Given the number and influence of those out to paint UNC as some sort of rogue institution, any failings by UNC would have been detected. Justice would be a series lasting over five years with frequent front-page headlines and thousands of column inches of articles praising UNC and pointing out the actual facts in the case rather than the anti-UNC propaganda that has been the greatest story in The News & Observer over at least the last five years.

J. Larry Mason

Chapel Hill

‘Money talks’

So what I gather about this whole UNC scandal is that you can take fake classes so long as they are being made available to the whole student body. It’s not considered cheating according to the NCAA because the athletes are not being giving favorable treatment. What? Are you kidding?

This has got to be one of the biggest botched jobs I have ever seen by the NCAA. They must think that people out there are total morons. Carolina fans know their school is guilty because they don’t want to talk about it, they just want it to go away.

When a college offers classes that aren’t real so it can turn around and hand athletes an A or B-plus to help keep them eligible it is cheating, and last time I checked that’s a violation of student conduct code which every student receives when they enter college which talks about the penalties of cheating.

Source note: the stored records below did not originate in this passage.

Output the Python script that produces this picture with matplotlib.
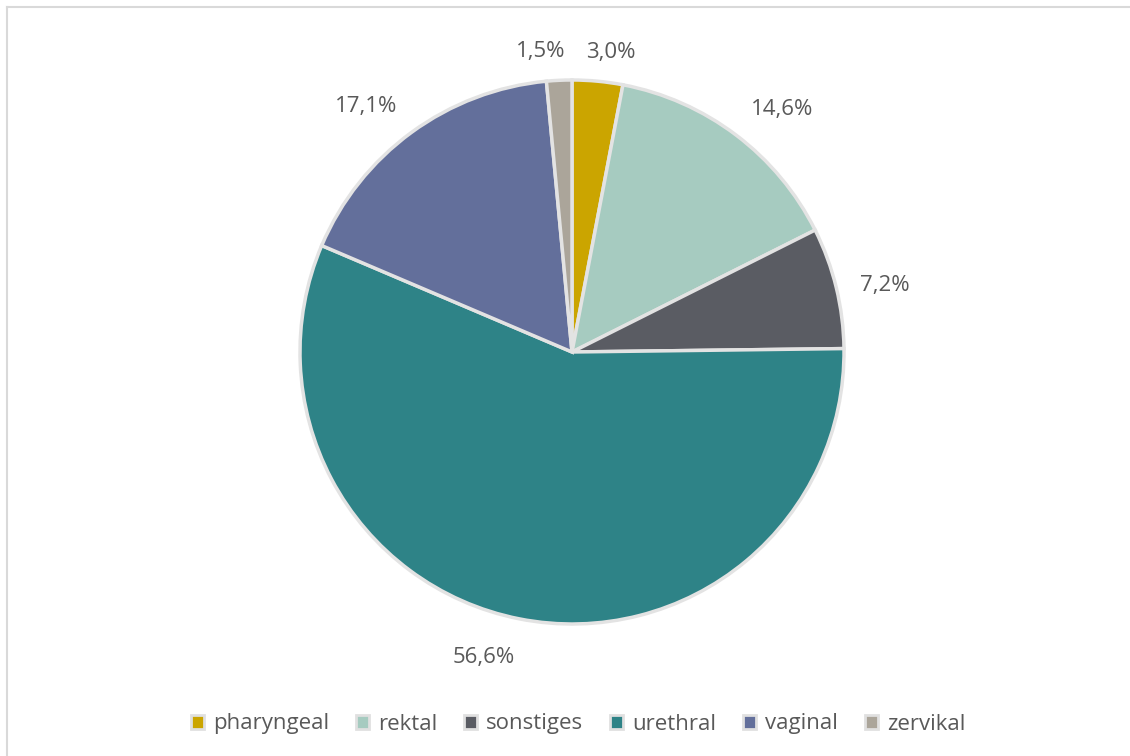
import matplotlib
matplotlib.use('Agg')
import matplotlib.pyplot as plt
import numpy as np
from matplotlib.patches import Patch
from matplotlib.lines import Line2D

categories = ['pharyngeal', 'rektal', 'sonstiges', 'urethral', 'vaginal', 'zervikal']
shares = [3.0, 14.6, 7.2, 56.6, 17.1, 1.5]
colors = ['#cba500', '#a6cbc0', '#5a5c63', '#2e8387', '#636f9b', '#aba59a']

plt.rcParams['font.family'] = ['Open Sans', 'DejaVu Sans']
text_color = '#595959'

fig = plt.figure(figsize=(11.3, 7.56), dpi=100)
W, H = 1130, 756
cx, cy, r = 572, 352, 272
ax = fig.add_axes([(cx - r) / W, (H - cy - r) / H, 2 * r / W, 2 * r / H])

wedges, _ = ax.pie(shares, colors=colors, startangle=90, counterclock=False,
                   radius=1, wedgeprops=dict(edgecolor='#e3e3e3', linewidth=2.5))
ax.set_xlim(-1, 1)
ax.set_ylim(-1, 1)
ax.set_aspect('equal')
ax.axis('off')

# outside-end labels: box corner touches a point just outside the rim
d = 1.09
for w, v in zip(wedges, shares):
    ang = np.deg2rad((w.theta1 + w.theta2) / 2)
    x, y = d * np.cos(ang), d * np.sin(ang) - 0.015
    ha = 'left' if x > 0 else 'right'
    va = 'bottom' if y > 0.5 * d else ('top' if y < -0.5 * d else 'center')
    if v < 5:
        x *= 0.5
        y -= 0.008
    ax.text(x, y, f'{v:.1f}'.replace('.', ',') + '%', ha=ha, va=va,
            fontsize=16, color=text_color)

handles = [Patch(facecolor=c, edgecolor='#e0e0e0', linewidth=2) for c in colors]
fig.legend(handles, categories, loc='center', bbox_to_anchor=(578 / W, 1 - 724 / H),
           ncol=6, frameon=False, fontsize=16, handlelength=0.6, handleheight=0.6,
           handletextpad=0.4, columnspacing=1.2, labelcolor=text_color)

# light frame at top and left
fig.add_artist(Line2D([6.5 / W, 1], [1 - 6.5 / H, 1 - 6.5 / H], color='#d9d9d9', lw=1.5))
fig.add_artist(Line2D([6.5 / W, 6.5 / W], [0, 1 - 6.5 / H], color='#d9d9d9', lw=1.5))

fig.savefig('out.png', dpi=100)
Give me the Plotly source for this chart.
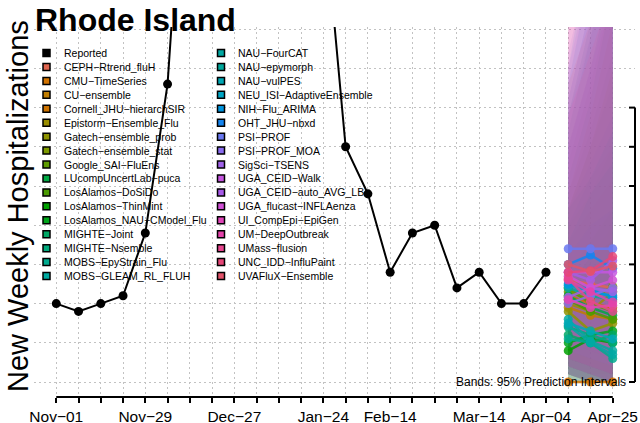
import plotly.graph_objects as go

# ---------------- data ----------------
week_dates = ["2025-11-01", "2025-11-08", "2025-11-15", "2025-11-22", "2025-11-29",
              "2025-12-06", "2025-12-13", "2025-12-20", "2025-12-27", "2026-01-03",
              "2026-01-10", "2026-01-17", "2026-01-24", "2026-01-31", "2026-02-07",
              "2026-02-14", "2026-02-21", "2026-02-28", "2026-03-07", "2026-03-14",
              "2026-03-21", "2026-03-28", "2026-04-04", "2026-04-11", "2026-04-18",
              "2026-04-25"]
tick_labels = {"2025-11-01": "Nov−01", "2025-11-29": "Nov−29", "2025-12-27": "Dec−27",
               "2026-01-24": "Jan−24", "2026-02-14": "Feb−14", "2026-03-14": "Mar−14",
               "2026-04-04": "Apr−04", "2026-04-25": "Apr−25"}

reported_dates = week_dates[:23]
reported_values = [10, 9, 10, 11, 19, 38, 80, 120, 150, 135, 105, 80, 61,
                   30, 24, 14, 19, 20, 12, 14, 10, 10, 14]

forecast_dates = ["2026-04-11", "2026-04-18", "2026-04-25"]

models = ["CEPH−Rtrend_fluH", "CMU−TimeSeries", "CU−ensemble", "Cornell_JHU−hierarchSIR",
          "Epistorm−Ensemble_Flu", "Gatech−ensemble_prob", "Gatech−ensemble_stat",
          "Google_SAI−FluEns", "LUcompUncertLab−puca", "LosAlamos−DoSiDo",
          "LosAlamos−ThinMint", "LosAlamos_NAU−CModel_Flu", "MIGHTE−Joint",
          "MIGHTE−Nsemble", "MOBS−EpyStrain_Flu", "MOBS−GLEAM_RL_FLUH",
          "NAU−FourCAT", "NAU−epymorph", "NAU−vulPES", "NEU_ISI−AdaptiveEnsemble",
          "NIH−Flu_ARIMA", "OHT_JHU−nbxd", "PSI−PROF", "PSI−PROF_MOA", "SigSci−TSENS",
          "UGA_CEID−Walk", "UGA_CEID−auto_AVG_LB", "UGA_flucast−INFLAenza",
          "UI_CompEpi−EpiGen", "UM−DeepOutbreak", "UMass−flusion",
          "UNC_IDD−InfluPaint", "UVAFluX−Ensemble"]

model_colors = ["#E0654F", "#D27300", "#C07D00", "#CC7200", "#9A8E00", "#8E9300",
                "#7D9A00", "#5E9C00", "#00A843", "#4A9B00", "#00A000", "#00A51A",
                "#00A866", "#00A97C", "#00AA8E", "#00AAA0", "#00A9A3", "#00A99D",
                "#00A8B5", "#00A6C6", "#0094DE", "#1485F0", "#6A78F0", "#8A6CF0",
                "#A062E8", "#C656E0", "#A75AE8", "#D050D5", "#E045B8", "#E442AA",
                "#E8468F", "#E64677", "#E2536A"]

median_h1 = [13, 0, 9.5, 11, 10, 9, 11.5, 12, 11, 10.5, 4, 5, 6, 7, 5.5, 8, 7.2,
             12, 7.5, 12.3, 12.5, 15, 17, 10, 10.8, 14, 14, 13.5, 10.5, 13, 13.2, 14, 15]
median_h2 = [12.5, 0, 8.5, 10, 9, 6.5, 10.5, 10, 9.5, 9, 5.5, 6, 5, 6, 5, 5.2, 5,
             11, 6.5, 11.5, 11.8, 16.2, 17, 11, 12, 14, 13, 12, 9.5, 11.5, 10.3, 14.2, 14.1]
median_h3 = [12, 0, 8, 9.5, 11.5, 7.5, 12.2, 9, 8.5, 8, 5, 6.5, 6, 5, 3, 4, 3.5,
             10.5, 5.5, 11, 10.8, 14.5, 17, 12, 11.5, 14, 15.5, 13, 9.8, 10.2, 9, 16, 14.8]

lower_h1 = [3, 0, 1, 2, 2, 1, 3, 2, 1, 2, 0, 0, 1, 1, 0, 1, 0, 3, 1, 2, 3, 4, 5,
            1, 2, 3, 2, 1, 1, 0, 2, 1, 3]
lower_h2 = [2, 0, 0, 1, 1, 0, 2, 1, 0, 1, 0, 0, 0, 0, 0, 0, 0, 2, 0, 1, 2, 3, 4,
            0, 1, 2, 1, 0, 0, 0, 1, 0, 2]
lower_h3 = [1, 0, 0, 0, 1, 0, 1, 0, 0, 0, 0, 0, 0, 0, 0, 0, 0, 1, 0, 0, 1, 2, 3,
            0, 0, 1, 0, 0, 0, 0, 0, 0, 1]
upper_h1 = [28, 12, 22, 24, 22, 18, 22, 24, 26, 20, 12, 14, 18, 20, 16, 22, 30,
            34, 32, 36, 38, 40, 42, 34, 30, 36, 40, 46, 48, 60, 34, 70, 38]
upper_h2 = [38, 16, 30, 34, 30, 22, 26, 32, 36, 24, 16, 18, 24, 26, 20, 28, 40,
            46, 44, 48, 52, 56, 54, 44, 40, 48, 52, 56, 50, 54, 42, 60, 46]
upper_h3 = [50, 20, 40, 46, 38, 26, 30, 42, 50, 28, 18, 22, 30, 32, 22, 34, 52,
            60, 56, 62, 66, 72, 64, 54, 50, 60, 66, 68, 52, 48, 50, 50, 54]

# ---------------- layout geometry (pixels) ----------------
W, H = 640, 423
ML, MR, MT, MB = 34, 5, 27, 26
PW, PH = W - ML - MR, H - MT - MB


def px(xp):
    return (xp - ML) / PW


def py(yp):
    return (H - MB - yp) / PH


def rgba(hex_color, a):
    h = hex_color.lstrip("#")
    r, g, b = int(h[0:2], 16), int(h[2:4], 16), int(h[4:6], 16)
    return f"rgba({r},{g},{b},{a})"


fig = go.Figure()

# prediction bands
for i, name in enumerate(models):
    lo = [lower_h1[i], lower_h2[i], lower_h3[i]]
    up = [upper_h1[i], upper_h2[i], upper_h3[i]]
    fig.add_trace(go.Scatter(
        x=forecast_dates + forecast_dates[::-1],
        y=lo + up[::-1],
        fill="toself", fillcolor=rgba(model_colors[i], 0.1),
        line=dict(width=0), mode="lines", hoverinfo="skip", showlegend=False))

# reported
fig.add_trace(go.Scatter(
    x=reported_dates, y=reported_values, mode="lines+markers",
    line=dict(color="black", width=2),
    marker=dict(color="black", size=9), name="Reported", showlegend=False))

# medians
for i, name in enumerate(models):
    fig.add_trace(go.Scatter(
        x=forecast_dates, y=[median_h1[i], median_h2[i], median_h3[i]],
        mode="lines+markers",
        line=dict(color=rgba(model_colors[i], 0.85), width=2.5),
        marker=dict(color=rgba(model_colors[i], 0.85), size=9),
        name=name, showlegend=False))

y_lo = -15 / 7.84
y_hi = y_lo + PH / 7.84

grid_style = dict(showgrid=True, gridcolor="#C2C2C2", griddash="2px,3px", gridwidth=1)

fig.update_layout(
    width=W, height=H,
    margin=dict(l=ML, r=MR, t=MT, b=MB, pad=0, autoexpand=False),
    paper_bgcolor="white", plot_bgcolor="white",
    showlegend=False,
    font=dict(family="Liberation Sans, Arial, sans-serif", color="black"),
    xaxis=dict(
        type="date", automargin=False,
        range=["2025-10-25", "2026-05-02"],
        tickvals=week_dates,
        ticktext=[tick_labels.get(d, "") for d in week_dates],
        ticks="outside", ticklen=5, tickwidth=2, tickcolor="black",
        tickfont=dict(size=15.5), ticklabelstandoff=0,
        showline=False, zeroline=False, tickangle=0, **grid_style,
    ),
    yaxis=dict(
        automargin=False,
        range=[y_lo, y_hi],
        tickvals=[0, 5, 10, 15, 20, 25, 30, 35, 40, 45],
        showticklabels=False, ticks="",
        showline=False, zeroline=False, **grid_style,
    ),
)

shapes = []
# x axis line from first to last tick
shapes.append(dict(type="line", xref="x", yref="paper", x0=week_dates[0], x1=week_dates[-1],
                   y0=0, y1=0, line=dict(color="black", width=2)))
# right axis with inward ticks
shapes.append(dict(type="line", xref="paper", yref="y", x0=1, x1=1, y0=0, y1=35,
                   line=dict(color="black", width=2)))
for v in [0, 5, 10, 15, 20, 25, 30, 35]:
    shapes.append(dict(type="line", xref="paper", yref="y", x0=1 - 6 / PW, x1=1,
                       y0=v, y1=v, line=dict(color="black", width=2)))

annotations = []
# legend (two columns)
legend_col1 = ["Reported"] + models[:16]
legend_col1_colors = ["#000000"] + model_colors[:16]
legend_col2 = models[16:]
legend_col2_colors = model_colors[16:]
row0, row_step = 53, 13.94
for col_items, col_colors, box_x, text_x in [
        (legend_col1, legend_col1_colors, 46.5, 62),
        (legend_col2, legend_col2_colors, 221, 236)]:
    for r, (lab, colr) in enumerate(zip(col_items, col_colors)):
        yc = row0 + r * row_step
        shapes.append(dict(type="rect", xref="paper", yref="paper",
                           x0=px(box_x - 3.5), x1=px(box_x + 3.5),
                           y0=py(yc + 3.5), y1=py(yc - 3.5),
                           fillcolor=colr, line=dict(color="black", width=1.5)))
        annotations.append(dict(text=lab, xref="paper", yref="paper",
                                x=px(text_x), y=py(yc), xanchor="left", yanchor="middle",
                                showarrow=False, font=dict(size=10.5)))

# title
annotations.append(dict(text="<b>Rhode Island</b>", xref="paper", yref="paper",
                        x=px(33), y=py(0), xanchor="left", yanchor="top",
                        showarrow=False, font=dict(size=32)))
# y axis title
annotations.append(dict(text="New Weekly Hospitalizations", xref="paper", yref="paper",
                        x=px(18), y=py(206), xanchor="center", yanchor="middle",
                        textangle=-90, showarrow=False, font=dict(size=29)))
# band note
annotations.append(dict(text="Bands: 95% Prediction Intervals", xref="paper", yref="paper",
                        x=px(628), y=py(382), xanchor="right", yanchor="middle",
                        showarrow=False, font=dict(size=12)))

fig.update_layout(shapes=shapes, annotations=annotations)
fig.write_html("out.html", config={"displayModeBar": False},
               post_script="document.body.style.margin='0';document.body.style.overflow='hidden';")
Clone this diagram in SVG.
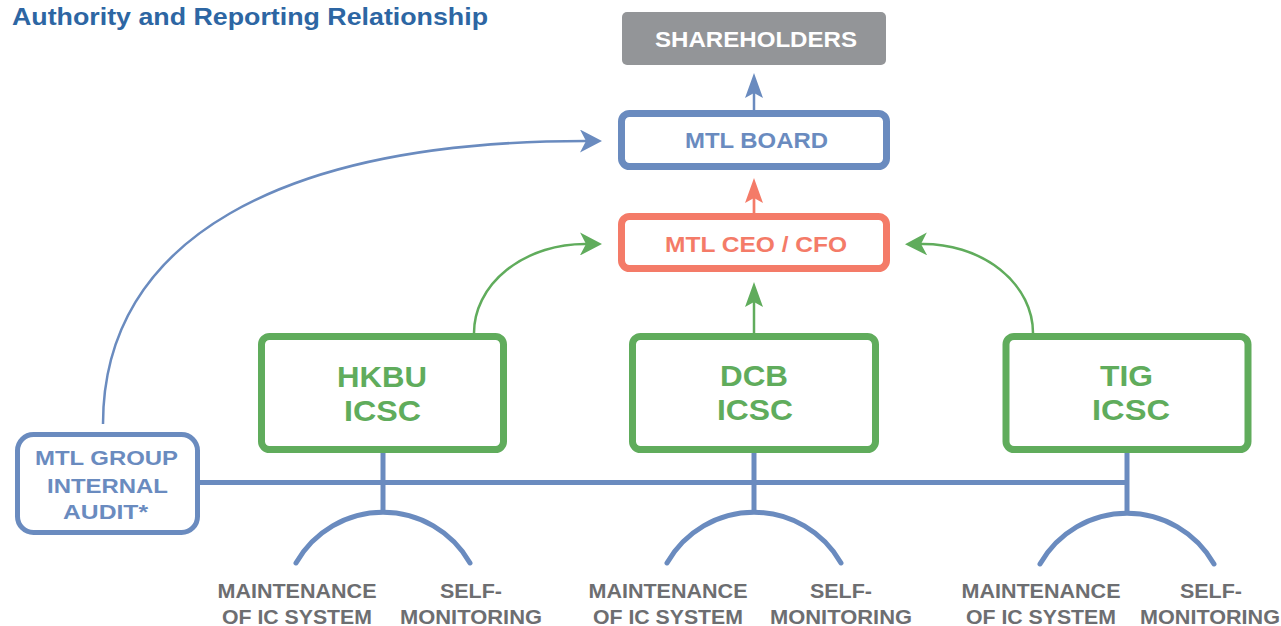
<svg xmlns="http://www.w3.org/2000/svg" width="1281" height="626" viewBox="0 0 1281 626">
<style>
text{font-family:"Liberation Sans",Arial,sans-serif;font-weight:bold;text-anchor:middle}
.title{fill:#2d66a3;font-size:24.5px;text-anchor:start}
.blue{fill:#6a8bbf}
.green{fill:#60ac5c}
.salmon{fill:#f47b68}
.lbl{fill:#6d6e71;font-size:19.5px}
.bx{fill:#fff}
.bb{stroke:#6a8bbf;stroke-width:7}
.gb{stroke:#60ac5c;stroke-width:7}
.sb{stroke:#f47b68;stroke-width:7}
.ln{fill:none;stroke:#6a8bbf;stroke-width:5;stroke-linecap:butt}
.arc{fill:none;stroke:#6a8bbf;stroke-width:5;stroke-linecap:round}
.cb{fill:none;stroke:#6a8bbf;stroke-width:2.5}
.cg{fill:none;stroke:#60ac5c;stroke-width:2.5}
.cs{fill:none;stroke:#f47b68;stroke-width:2.7}
</style>
<defs>
<marker id="sBlue" markerUnits="userSpaceOnUse" viewBox="0 0 25 18" markerWidth="25" markerHeight="18" refX="5" refY="9" orient="auto"><path d="M0,0 L25,9 L0,18 L5,9 z" fill="#6a8bbf"/></marker>
<marker id="sSalmon" markerUnits="userSpaceOnUse" viewBox="0 0 25 18" markerWidth="25" markerHeight="18" refX="5" refY="9" orient="auto"><path d="M0,0 L25,9 L0,18 L5,9 z" fill="#f47b68"/></marker>
<marker id="sGreen" markerUnits="userSpaceOnUse" viewBox="0 0 25 18" markerWidth="25" markerHeight="18" refX="5" refY="9" orient="auto"><path d="M0,0 L25,9 L0,18 L5,9 z" fill="#60ac5c"/></marker>
<marker id="cBlue" markerUnits="userSpaceOnUse" viewBox="0 0 22 23" markerWidth="22" markerHeight="23" refX="6" refY="11.5" orient="auto"><path d="M0,0 L22,11.5 L0,23 L6,11.5 z" fill="#6a8bbf"/></marker>
<marker id="cGreen" markerUnits="userSpaceOnUse" viewBox="0 0 22 23" markerWidth="22" markerHeight="23" refX="6" refY="11.5" orient="auto"><path d="M0,0 L22,11.5 L0,23 L6,11.5 z" fill="#60ac5c"/></marker>
</defs>

<text class="title" x="12" y="25" textLength="476" lengthAdjust="spacingAndGlyphs">Authority and Reporting Relationship</text>

<g id="connectors">
<path class="cb" d="M754,110 L754,93" marker-end="url(#sBlue)"/>
<path class="cs" d="M754,213 L754,198" marker-end="url(#sSalmon)"/>
<path class="cg" d="M754,333 L754,302" marker-end="url(#sGreen)"/>
<path class="cb" d="M103,424 C103,240 280,141 586,141" marker-end="url(#cBlue)"/>
<path class="cg" d="M474,333 A111 89 0 0 1 586,244" marker-end="url(#cGreen)"/>
<path class="cg" d="M1033,333 A110 89 0 0 0 921,244" marker-end="url(#cGreen)"/>
<path class="ln" d="M200,482.5 L1127,482.5"/>
<path class="ln" d="M383,453 L383,513"/>
<path class="ln" d="M754,453 L754,513"/>
<path class="ln" d="M1127,453 L1127,513"/>
<path class="arc" d="M296,563 A100 100 0 0 1 470,563"/>
<path class="arc" d="M667,563 A100 100 0 0 1 841,563"/>
<path class="arc" d="M1040,564 A100 100 0 0 1 1214,564"/>
</g>

<g id="shareholders">
<rect x="622" y="12" width="264" height="53" rx="5" fill="#939598"/>
<text x="756" y="47" font-size="22" fill="#fff" textLength="202" lengthAdjust="spacingAndGlyphs">SHAREHOLDERS</text>
</g>

<g id="board">
<rect class="bx bb" x="621.5" y="113.5" width="265" height="53" rx="8"/>
<text class="blue" x="756.5" y="148" font-size="22" textLength="143" lengthAdjust="spacingAndGlyphs">MTL BOARD</text>
</g>

<g id="ceo">
<rect class="bx sb" x="621.5" y="216.5" width="265" height="52" rx="8"/>
<text class="salmon" x="756" y="252" font-size="22" textLength="182" lengthAdjust="spacingAndGlyphs">MTL CEO / CFO</text>
</g>

<g id="hkbu">
<rect class="bx gb" x="261.5" y="336.5" width="242" height="113" rx="8"/>
<text class="green" x="382" y="387" font-size="30" textLength="90" lengthAdjust="spacingAndGlyphs">HKBU</text>
<text class="green" x="382.5" y="421" font-size="30" textLength="77" lengthAdjust="spacingAndGlyphs">ICSC</text>
</g>

<g id="dcb">
<rect class="bx gb" x="632.5" y="336.5" width="243" height="113" rx="8"/>
<text class="green" x="754" y="386" font-size="30" textLength="68" lengthAdjust="spacingAndGlyphs">DCB</text>
<text class="green" x="755" y="420" font-size="30" textLength="76" lengthAdjust="spacingAndGlyphs">ICSC</text>
</g>

<g id="tig">
<rect class="bx gb" x="1006" y="336.5" width="242" height="113" rx="8"/>
<text class="green" x="1126.5" y="386" font-size="30" textLength="53" lengthAdjust="spacingAndGlyphs">TIG</text>
<text class="green" x="1131" y="420" font-size="30" textLength="78" lengthAdjust="spacingAndGlyphs">ICSC</text>
</g>

<g id="audit">
<rect class="bx" x="17.5" y="434.5" width="180" height="98" rx="16" stroke="#6a8bbf" stroke-width="5"/>
<text class="blue" x="106.5" y="465" font-size="21" textLength="143" lengthAdjust="spacingAndGlyphs">MTL GROUP</text>
<text class="blue" x="107.5" y="493" font-size="21" textLength="121" lengthAdjust="spacingAndGlyphs">INTERNAL</text>
<text class="blue" x="105.5" y="519" font-size="21" textLength="85" lengthAdjust="spacingAndGlyphs">AUDIT*</text>
</g>

<g id="hkbu-labels">
<text class="lbl" x="297" y="598" textLength="159" lengthAdjust="spacingAndGlyphs">MAINTENANCE</text>
<text class="lbl" x="297" y="624" textLength="150" lengthAdjust="spacingAndGlyphs">OF IC SYSTEM</text>
<text class="lbl" x="471" y="598" textLength="62" lengthAdjust="spacingAndGlyphs">SELF-</text>
<text class="lbl" x="471" y="624" textLength="142" lengthAdjust="spacingAndGlyphs">MONITORING</text>
</g>

<g id="dcb-labels">
<text class="lbl" x="668" y="598" textLength="159" lengthAdjust="spacingAndGlyphs">MAINTENANCE</text>
<text class="lbl" x="668" y="624" textLength="150" lengthAdjust="spacingAndGlyphs">OF IC SYSTEM</text>
<text class="lbl" x="841" y="598" textLength="62" lengthAdjust="spacingAndGlyphs">SELF-</text>
<text class="lbl" x="841" y="624" textLength="142" lengthAdjust="spacingAndGlyphs">MONITORING</text>
</g>

<g id="tig-labels">
<text class="lbl" x="1041" y="598" textLength="159" lengthAdjust="spacingAndGlyphs">MAINTENANCE</text>
<text class="lbl" x="1041" y="624" textLength="150" lengthAdjust="spacingAndGlyphs">OF IC SYSTEM</text>
<text class="lbl" x="1211" y="598" textLength="62" lengthAdjust="spacingAndGlyphs">SELF-</text>
<text class="lbl" x="1210" y="624" textLength="140" lengthAdjust="spacingAndGlyphs">MONITORING</text>
</g>
</svg>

The school itself ought to be appalled by what happened instead of trying to defend what went on. However, money talks, and UNC brings in a lot of money. Do you think Southern Methodist University would have gotten a pass?

Curtis McNeil

Asheboro

The Carolina Way?

It appears everything I learned in Sunday School was wrong. Lying works, cheating wins and complete moral and ethical bankruptcy is in fact a legitimate pathway to success. All while the UNC fan base “celebrates” the fact that their school committed 18 years of academic fraud to keep athletes (not students) eligible and got away with it. At least the Carolina Way has a fitting epitaph for its tombstone: Winning is everything, integrity is expendable.

Jeff Sharp

Apex

Think of taxpayers

The NCAA’s lack of sanctions for UNC makes clear what has been known for years: Major college sports programs like football and basketball function mainly as minor league training camps for the pros. Regardless of the NCAA’s non-sanctions, UNC-Chapel Hill’s bogus classes were created to ensure player eligibility. Nothing else explains why half of the enrollees were football or basketball players.

We should stop pretending they are student-athletes when they really are Class AA or AAA or semi-pros. Then we should ask ourselves why N.C. taxpayers should subsidize an education that these athletes never receive.